My GF lasgena...and man, it's goooooood!

I had posted a blog about my making a lasgena and gf boston creme cake and never thought of posting the recipes for them. So I decided to post my GF lasgena recipe now:
P.S. I just adapted it from the one I grew up eating that my mom made and then, as I got older, I learned to make.

1 box of gf lasgena (I use Tinkyada GF lasgena)
One can or jar of pasta sauce
Kraft cheese slices (between 6 and 8 slices)
GF bread crumbs
Cheddar (grated)
Ground chicken
Tomatoes (diced)
Italian seasoning
Sea salt

Boil large pot of water. Put noodles in to cook (I cook them as the water boils, usually once the water is boiled, the noodles are done). Add oil to prevent noodles from sticking. Noodles are done when they are soft.
At the same time, brown ground chicken in pan.
Drain water from noodles and add in cold water to cool the noodles off quicker because you have to handle them with your hands.
Get a large rectangular casserole dish or lasgena pan. Start the layers.
First layer-lasgena noodles (I usually get four across), sauce (I don't bother heating up the sauce first), seasonings, ground chicken.
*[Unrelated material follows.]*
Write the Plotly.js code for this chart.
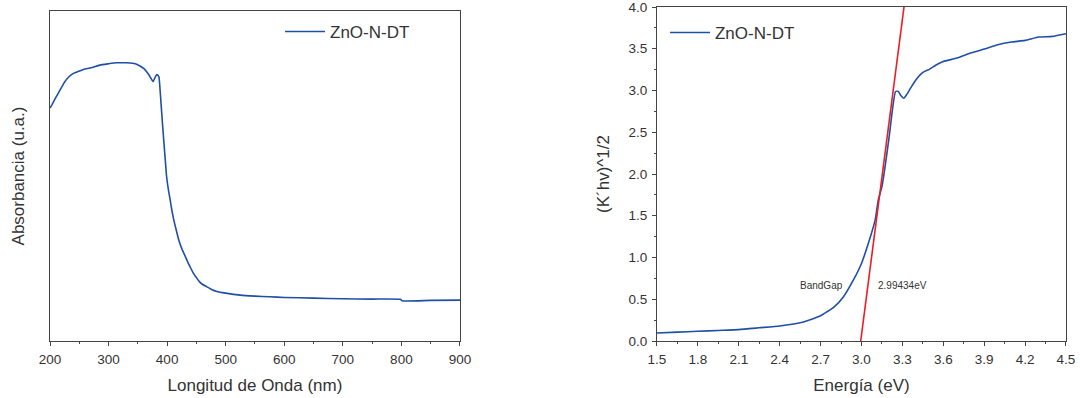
<!DOCTYPE html>
<html>
<head>
<meta charset="utf-8">
<script src="https://cdn.plot.ly/plotly-3.0.1.min.js"></script>
<style>html,body{margin:0;padding:0;background:#fff;}#chart{width:1080px;height:398px;}</style>
</head>
<body>
<div id="chart"></div>
<script>
// Absorbance spectrum (left panel)
const wavelength = [200,203,210,217,225,232,240,250,257,270,285,300,314,330,348,355,360,365,369,372,376,379,382,384,386,388,390,392,395,397,399,402,405,408,411,415,420,425,430,435,440,445,450,455,460,467,475,485,500,525,550,575,600,650,700,750,799,801,850,900];
const absorbance = [0.706,0.715,0.738,0.76,0.785,0.8,0.811,0.818,0.823,0.828,0.836,0.84,0.843,0.843,0.839,0.832,0.826,0.816,0.806,0.797,0.786,0.797,0.807,0.806,0.8,0.76,0.71,0.66,0.59,0.545,0.5,0.46,0.43,0.397,0.37,0.34,0.305,0.28,0.26,0.24,0.222,0.205,0.192,0.18,0.172,0.165,0.157,0.15,0.145,0.139,0.136,0.134,0.132,0.13,0.128,0.127,0.126,0.122,0.123,0.124];

// Tauc plot (right panel)
const energy = [1.5,1.65,1.8,1.95,2.1,2.25,2.4,2.55,2.65,2.7,2.745,2.8,2.867,2.94,3.0,3.05,3.1,3.123,3.15,3.2,3.23,3.25,3.27,3.29,3.31,3.33,3.36,3.4,3.45,3.5,3.55,3.6,3.7,3.8,3.9,4.0,4.1,4.2,4.3,4.4,4.5];
const tauc = [0.096,0.106,0.116,0.126,0.136,0.158,0.18,0.218,0.27,0.302,0.348,0.41,0.528,0.728,0.929,1.168,1.448,1.688,1.848,2.408,2.808,2.988,2.988,2.936,2.908,2.948,3.028,3.128,3.216,3.256,3.308,3.348,3.388,3.448,3.496,3.548,3.58,3.6,3.64,3.648,3.68];

// Linear fit (band gap extrapolation)
const fitX = [2.99434, 3.312];
const fitY = [0, 4.0];
const bandGapLabel = "BandGap";
const bandGapValue = "2.99434eV";
const seriesName = "ZnO-N-DT";

const blue = "#1f4fa6";
const red = "#ee1c25";
const txt = "#333333";
const font = "Arial, 'Liberation Sans', sans-serif";

const traces = [
  {x: wavelength, y: absorbance, type: "scatter", mode: "lines", name: seriesName,
   line: {color: blue, width: 1.6, shape: "spline", smoothing: 0.5}, xaxis: "x", yaxis: "y", legend: "legend"},
  {x: energy, y: tauc, type: "scatter", mode: "lines", name: seriesName,
   line: {color: blue, width: 1.6, shape: "spline", smoothing: 0.5}, xaxis: "x2", yaxis: "y2", legend: "legend2"},
  {x: fitX, y: fitY, type: "scatter", mode: "lines", showlegend: false,
   line: {color: red, width: 1.6}, xaxis: "x2", yaxis: "y2"}
];

const axBase = {showline: true, linecolor: "#444", linewidth: 1, mirror: true,
  showgrid: false, zeroline: false, ticks: "outside", ticklen: 4, tickcolor: "#444",
  ticklabelstandoff: 2, ticklabeloverflow: "allow",
  tickfont: {size: 13.5, color: txt, family: font}, automargin: false};

const layout = {
  width: 1080, height: 398,
  margin: {l: 50, r: 14, t: 7, b: 57},
  paper_bgcolor: "#fff", plot_bgcolor: "#fff",
  font: {family: font, color: txt},
  showlegend: true,
  xaxis: Object.assign({}, axBase, {domain: [0, 0.4035], range: [200, 900], dtick: 100, tick0: 200,
    minor: {ticks: "outside", ticklen: 2, dtick: 50, tickcolor: "#444"},
    title: {text: "Longitud de Onda (nm)", font: {size: 17, color: txt}, standoff: 12}}),
  yaxis: Object.assign({}, axBase, {domain: [0, 0.988], range: [0, 1], showticklabels: false, ticks: "",
    title: {text: "Absorbancia (u.a.)", font: {size: 17, color: txt}, standoff: 20}}),
  xaxis2: Object.assign({}, axBase, {domain: [0.5974, 1], range: [1.5, 4.5], dtick: 0.3, tick0: 1.5,
    tickformat: ".1f", anchor: "y2",
    minor: {ticks: "outside", ticklen: 2, dtick: 0.15, tickcolor: "#444"},
    title: {text: "Energía (eV)", font: {size: 17, color: txt}, standoff: 12}}),
  yaxis2: Object.assign({}, axBase, {domain: [0, 1], range: [0, 4], dtick: 0.5, tick0: 0,
    tickformat: ".1f", anchor: "x2",
    minor: {ticks: "outside", ticklen: 2, dtick: 0.25, tickcolor: "#444"},
    title: {text: "(K´hv)^1/2", font: {size: 17, color: txt}, standoff: 14}}),
  legend: {x: 0.2264, y: 0.979, xanchor: "left", yanchor: "top", bgcolor: "rgba(0,0,0,0)",
    itemwidth: 40, font: {size: 17, color: txt}},
  legend2: {x: 0.6053, y: 0.976, xanchor: "left", yanchor: "top", bgcolor: "rgba(0,0,0,0)",
    itemwidth: 40, font: {size: 17, color: txt}},
  annotations: [
    {x: 2.71, y: 0.668, xref: "x2", yref: "y2", text: bandGapLabel, showarrow: false,
     font: {size: 10, color: txt}},
    {x: 3.304, y: 0.668, xref: "x2", yref: "y2", text: bandGapValue, showarrow: false,
     font: {size: 10, color: txt}}
  ]
};

Plotly.newPlot("chart", traces, layout, {displayModeBar: false, staticPlot: true});
</script>
</body>
</html>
Make sure the noodles are well covered in sauce to ensure that the noodles don't dry out.
Second layer-noodles, sauce, cheese slices (I lay these side by side, they add a nice creaminess) and diced tomatoes.
Third and final layer-noodles, sauce, seasonings, cheddar and GF bread crumbs sprinkled on top.
Put in oven, preheated to 375 F and cook for 30-45 mins. It's done when the cheese starts browning on top.